W rezultacie na największą zmianę w nowej wersji Cinnamona wyrastają znacznie poszerzone możliwości konfiguracji paneli. Odtąd, niezależnie od tego, do której krawędzi ekranu przylega panel, możliwe jest dostosowanie jego indywidualnej wielkości tekstu i wielkości ikon. Ponadto nowości pojawiły się w menedżerze Nemo – odtąd możliwe jest na gruncie Cinnamona dostosowywanie zawartości menu kontekstowego. Poprawiono także animację początkową i wprowadzono inne optymalizacje.
Znacznie więcej nowego pojawiło się w kwestii XApps, ale w sposób, który może okazać się zaskoczeniem.
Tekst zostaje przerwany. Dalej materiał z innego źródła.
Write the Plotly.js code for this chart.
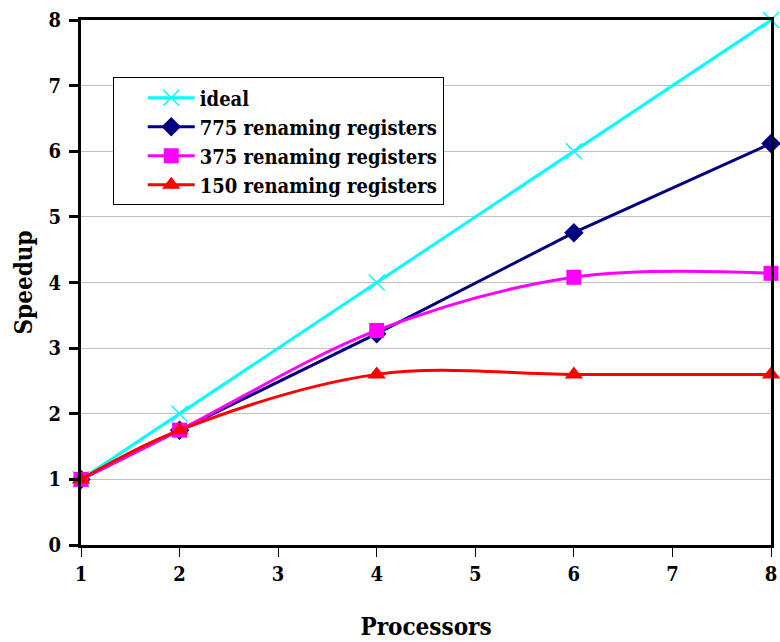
<!DOCTYPE html>
<html>
<head>
<meta charset="utf-8">
<script src="https://cdn.plot.ly/plotly-3.0.1.min.js"></script>
<style>
  html, body { margin: 0; padding: 0; background: #fff; }
  #chart { width: 780px; height: 642px; }
</style>
</head>
<body>
<div id="chart"></div>
<script>
// Processor counts measured
const processors = [1, 2, 4, 6, 8];

// Speedup per configuration
const idealSpeedup = [1, 2, 4, 6, 8];
const speedup775 = [1, 1.75, 3.22, 4.76, 6.12];
const speedup375 = [1, 1.75, 3.27, 4.08, 4.14];
const speedup150 = [1, 1.75, 2.60, 2.60, 2.60];

const seriesNames = [
  'ideal',
  '775 renaming registers',
  '375 renaming registers',
  '150 renaming registers'
];

const xTicks = [1, 2, 3, 4, 5, 6, 7, 8];
const yTicks = [0, 1, 2, 3, 4, 5, 6, 7, 8];

const serif = "'DejaVu Serif Condensed', 'DejaVu Serif', serif";

const traces = [
  {
    x: processors, y: idealSpeedup, name: seriesNames[0],
    mode: 'lines+markers', cliponaxis: false,
    line: { color: '#00FFFF', width: 3 },
    marker: { symbol: 'x-thin', size: 16, line: { color: '#00FFFF', width: 1.5 } }
  },
  {
    x: processors, y: speedup775, name: seriesNames[1],
    mode: 'lines+markers', cliponaxis: false,
    line: { color: '#000080', width: 3 },
    marker: { symbol: 'diamond', size: 15, color: '#000080' }
  },
  {
    x: processors, y: speedup375, name: seriesNames[2],
    mode: 'lines+markers', cliponaxis: false,
    line: { color: '#FF00FF', width: 3, shape: 'spline', smoothing: 1 },
    marker: { symbol: 'square', size: 15, color: '#FF00FF' }
  },
  {
    x: processors, y: speedup150, name: seriesNames[3],
    mode: 'lines+markers', cliponaxis: false,
    line: { color: '#FF0000', width: 3, shape: 'spline', smoothing: 1 },
    marker: { symbol: 'triangle-up', size: 16, color: '#FF0000' }
  }
];

const layout = {
  width: 780, height: 642,
  margin: { l: 81, r: 9, t: 20, b: 97 },
  paper_bgcolor: '#ffffff',
  plot_bgcolor: '#ffffff',
  font: { family: serif, color: '#000' },
  showlegend: true,
  legend: {
    x: 0.046, y: 0.891, xanchor: 'left', yanchor: 'top',
    bgcolor: '#ffffff', bordercolor: '#000', borderwidth: 1,
    font: { family: serif, size: 20, color: '#000', weight: 'bold' },
    itemwidth: 47, indentation: 29, tracegroupgap: 0
  },
  xaxis: {
    range: [1, 8], tickvals: xTicks, ticktext: xTicks.map(String),
    showgrid: false, zeroline: false,
    showline: true, linecolor: '#000', linewidth: 3, mirror: true,
    ticks: 'outside', ticklen: 9, tickwidth: 1, tickcolor: '#000',
    tickfont: { family: serif, size: 20, weight: 'bold' },
    title: { text: 'Processors', font: { family: serif, size: 24, weight: 'bold' }, standoff: 34 },
    fixedrange: true
  },
  yaxis: {
    range: [0, 8], tickvals: yTicks, ticktext: yTicks.map(String),
    showgrid: true, gridcolor: '#c0c0c0', gridwidth: 1, zeroline: false,
    showline: true, linecolor: '#000', linewidth: 3, mirror: true,
    ticks: 'outside', ticklen: 9, tickwidth: 3, tickcolor: '#000',
    tickfont: { family: serif, size: 20, weight: 'bold' },
    ticklabelstandoff: 4,
    title: { text: 'Speedup', font: { family: serif, size: 24, weight: 'bold' }, standoff: 10 },
    fixedrange: true
  }
};

Plotly.newPlot('chart', traces, layout, { displayModeBar: false, staticPlot: true });
</script>
</body>
</html>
Kierownictwo projektu zdecydowało bowiem, aby porzucić domyślny odtwarzacz wideo Xplayer i zamiast tego wykorzystać zamiennik w postaci popularnego Celluloida. Ponadto Gnote zastąpił Tomboya. Nieco na marginesie XApps należy wspomnieć, że z Minta zniknął także… GIMP. Twórcy zdecydowali, że popularny edytor grafiki jest zbyt zaawansowany i zastąpili go autorskim programem Drawing, który możliwościami nie przerasta Painta.
Na poziomie ogólnosystemowym najważniejszą nowością jest już (niemal) pełna obsługa HiDPI – twórcy chwalą się, że wysokie zagęszczenie pikseli jest już obsługiwane niezależnie od wybranego środowiska graficznego, a jedynymi wyjątkami z domyślnie zainstalowanych pakietów, które wciąż nie radzą sobie z HiDPI są Hexchat i Qt5Settings. Oprócz tego dopracowano wszystkie potraktowane dotąd po macoszemu elementy, na czele z ikonami wyświetlanymi na tacce systemowej czy flagami w ustawieniach językowych.
Będąc już przy kwestii ustawień regionalnych – odtąd w Mincie można dostosować nie tylko język, region, ale też format wyświetlania daty i czasy. Przebudowano także GUI niektórych programów, m.in. menedżera urządzeń bluetooth Blueberry, przygotowano także zupełnie nowy mechanizm powiadamiania użytkownika o ważnych dla systemu wydarzeniach. Dzięki System Reports za pośrednictwem tacki systemowej będziemy powiadamiani np. o brakujących kodekach, paczkach językowych czy nowej wersji sterowników.
Solidnie odświeżone zostały także grafiki – od niedawna Mint cieszy się z nowego logo (które tylko nieznacznie różni się od poprzedniego), zaproponowano nową domyślną tapetę, unowocześniono wygląd menu bootowania oraz zapewniono możliwość zmiany ikony systemowej wyświetlanej na odpowiedniku menu Start. Mint 19.3 bazuje na jądrze Linux w wersji 4.4 i bazie paczek z Ubuntu 18.04. Z pełną listą nowości w najnowszej wersji Linuksa Minta zapoznać można się na stronie tej dystrybucji.